Although the book is long, the plot itself is very simple, and almost seems to exist just as a framework for the characters, world-building, and extensive backstory. However, I don’t mean that as a criticism. This simply isn’t a plot-driven story. Despite the action sequences and superhero imagery, it’s a character-driven exploration of shattered faith and divided loyalties, and personally, that’s something that appeals to me far more than fights and explosions. Both Nova and Adrian won me over so completely that I enjoyed following their emotional journeys and didn’t really care how slowly the plot developed. However, if you’re someone looking for an exciting adventure story, you may want to look elsewhere.
If I have a criticism, it would be that the book is such a morally ambiguous mess, its two viewpoint characters are essentially the only likable characters. Adrian and his Renegade team are true heroes fighting for justice, but they are heroic antagonists who you still can’t always root for. Nova is compelling and sympathetic in spite of all her flaws and misguided goals, and that’s a huge achievement in itself. But the other Renegades, while many are well-intentioned, come off as a huge case of “absolute power corrupts absolutely”, exerting control over every aspect of life in their city, serving as judge, jury, and executioner in all cases of crime, and encouraging a sense of dependency in those without powers, leading them to believe they cannot cope without their all-powerful superhero leaders. Meanwhile, the Anarchists – the supervillains who have dedicated themselves to bringing down the Renegades – are even worse. They kill in cold blood, see assassination as the best way to change things, and don’t care one bit whether ordinary civilians get caught in the crossfire. And yet, with one or two truly villainous exceptions, they care for their own like family and really do believe they’re trying to liberate the world.
There’s something grimly realistic about that. It’s sometimes almost too easy to classify fictional characters as good or evil, heroes or villains. By using those labels and yet creating a world in which there’s not much difference between the two, Meyer emphasizes that things are rarely that neat and tidy. In real life, few people see themselves as the villain of their own story, and few conflicts are purely good vs. evil. I won’t say none. But there’s something about the book’s murky moral conflict that rings true and definitely makes the main character’s internal conflict and eventual decisions far more believable than they would be in a world of good and evil.

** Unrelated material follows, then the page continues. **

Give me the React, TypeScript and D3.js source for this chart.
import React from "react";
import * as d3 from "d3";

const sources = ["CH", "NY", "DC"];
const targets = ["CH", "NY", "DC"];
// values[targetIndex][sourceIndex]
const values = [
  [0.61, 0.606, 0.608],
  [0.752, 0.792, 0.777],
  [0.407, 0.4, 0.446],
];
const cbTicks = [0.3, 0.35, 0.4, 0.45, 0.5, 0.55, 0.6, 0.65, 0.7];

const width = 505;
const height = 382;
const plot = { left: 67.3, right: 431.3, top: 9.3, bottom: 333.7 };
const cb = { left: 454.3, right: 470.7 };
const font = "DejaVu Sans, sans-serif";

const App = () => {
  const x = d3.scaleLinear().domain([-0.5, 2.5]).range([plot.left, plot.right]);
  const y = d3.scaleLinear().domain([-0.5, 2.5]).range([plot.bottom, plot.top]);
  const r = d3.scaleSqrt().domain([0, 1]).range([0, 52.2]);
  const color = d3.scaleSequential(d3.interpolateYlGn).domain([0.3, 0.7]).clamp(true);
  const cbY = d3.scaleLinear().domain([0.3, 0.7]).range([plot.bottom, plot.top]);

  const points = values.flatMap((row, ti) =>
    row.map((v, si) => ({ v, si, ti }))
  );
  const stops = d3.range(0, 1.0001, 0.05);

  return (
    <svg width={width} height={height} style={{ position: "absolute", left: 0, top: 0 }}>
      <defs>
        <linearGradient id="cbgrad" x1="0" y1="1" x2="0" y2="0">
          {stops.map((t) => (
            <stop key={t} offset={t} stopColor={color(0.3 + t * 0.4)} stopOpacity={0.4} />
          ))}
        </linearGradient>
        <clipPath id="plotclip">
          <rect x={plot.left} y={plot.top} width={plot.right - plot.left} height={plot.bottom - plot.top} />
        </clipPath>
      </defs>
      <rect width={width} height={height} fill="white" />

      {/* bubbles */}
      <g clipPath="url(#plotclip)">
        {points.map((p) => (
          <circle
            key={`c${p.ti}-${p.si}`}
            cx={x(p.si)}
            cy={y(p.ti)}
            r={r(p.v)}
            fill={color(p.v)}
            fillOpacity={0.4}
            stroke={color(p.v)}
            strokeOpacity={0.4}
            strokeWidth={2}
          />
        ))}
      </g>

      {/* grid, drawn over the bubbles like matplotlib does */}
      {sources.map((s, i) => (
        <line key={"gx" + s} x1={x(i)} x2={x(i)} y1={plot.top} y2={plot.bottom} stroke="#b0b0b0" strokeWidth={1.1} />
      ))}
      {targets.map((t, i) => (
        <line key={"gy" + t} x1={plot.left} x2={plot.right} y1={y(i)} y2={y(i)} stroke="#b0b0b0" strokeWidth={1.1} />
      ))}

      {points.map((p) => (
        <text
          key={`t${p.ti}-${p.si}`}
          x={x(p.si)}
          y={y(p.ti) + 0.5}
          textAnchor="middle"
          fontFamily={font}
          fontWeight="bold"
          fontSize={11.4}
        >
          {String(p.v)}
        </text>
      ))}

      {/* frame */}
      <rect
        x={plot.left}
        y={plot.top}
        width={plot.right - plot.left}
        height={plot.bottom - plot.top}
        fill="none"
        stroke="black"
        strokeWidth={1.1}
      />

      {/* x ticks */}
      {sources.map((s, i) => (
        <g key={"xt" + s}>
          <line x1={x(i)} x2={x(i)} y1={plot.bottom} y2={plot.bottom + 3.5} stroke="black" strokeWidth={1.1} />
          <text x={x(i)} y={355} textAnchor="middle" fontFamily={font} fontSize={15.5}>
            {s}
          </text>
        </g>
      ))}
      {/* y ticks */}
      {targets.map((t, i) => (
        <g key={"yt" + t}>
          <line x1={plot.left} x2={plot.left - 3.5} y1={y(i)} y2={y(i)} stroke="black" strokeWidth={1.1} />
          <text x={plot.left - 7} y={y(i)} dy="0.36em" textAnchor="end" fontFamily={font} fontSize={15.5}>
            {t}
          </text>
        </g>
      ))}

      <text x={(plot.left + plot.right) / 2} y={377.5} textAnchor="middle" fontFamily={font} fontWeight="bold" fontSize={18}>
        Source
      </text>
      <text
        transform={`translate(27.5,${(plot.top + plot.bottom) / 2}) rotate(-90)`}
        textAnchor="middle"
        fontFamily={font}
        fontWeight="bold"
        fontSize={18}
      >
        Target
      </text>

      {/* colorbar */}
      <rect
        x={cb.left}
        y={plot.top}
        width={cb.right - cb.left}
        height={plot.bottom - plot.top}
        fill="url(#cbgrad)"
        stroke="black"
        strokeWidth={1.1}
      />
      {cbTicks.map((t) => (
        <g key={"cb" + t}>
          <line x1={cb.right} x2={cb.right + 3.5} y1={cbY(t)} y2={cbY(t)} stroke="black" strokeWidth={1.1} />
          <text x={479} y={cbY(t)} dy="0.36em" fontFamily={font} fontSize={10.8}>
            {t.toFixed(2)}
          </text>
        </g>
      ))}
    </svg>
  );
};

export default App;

In one scene, the two main characters have a surprisingly honest discussion about their beliefs. They don’t agree by any means: she thinks the public is too dependent of superheroes to solve all their problems, while he believes that’s a superhero’s duty; she believes the world would be a better place if no one had special powers, while he seems shocked by the idea; and she openly defends her infamous uncle, who he’s not aware she’s related to and definitely does have any sympathy for. However, they trust and respect each other, and each of them listens to what the other has to say, without dismissing it outright. I would love to see this part of their dynamic explored further, and I think it will have to be if the series is going to have anything resembling a happy ending.
Despite the fantasy and superhero elements, I feel like there’s a message somewhere in this book that is relevant to our present-day world. I’m not saying the Renegades and Anarchists have real-life counterparts, because they and their conflict are products of the fictional world they inhabit, but I am saying that the novel paints a picture of a polarized, volatile society where rival groups fight for control at the expense of the ordinary people. It comes across not just as a fantasy story but as a dystopian novel, and every dystopian novel carries some kind of warning that is drawn from the real world in which it was written. The Giver has a message about individuality and conformity, Fahrenheit 451 explores censorship of information, and 1984 warns against surveillance and brainwashing. Likewise, Renegade explores the responsibilities of those in power, the ways in which good intentions do not always have good results, and the inability of the novel’s two rival factions to find a peaceful solution. Don’t let the superhero capes and clever code names fool you: this book is not an escapist fantasy.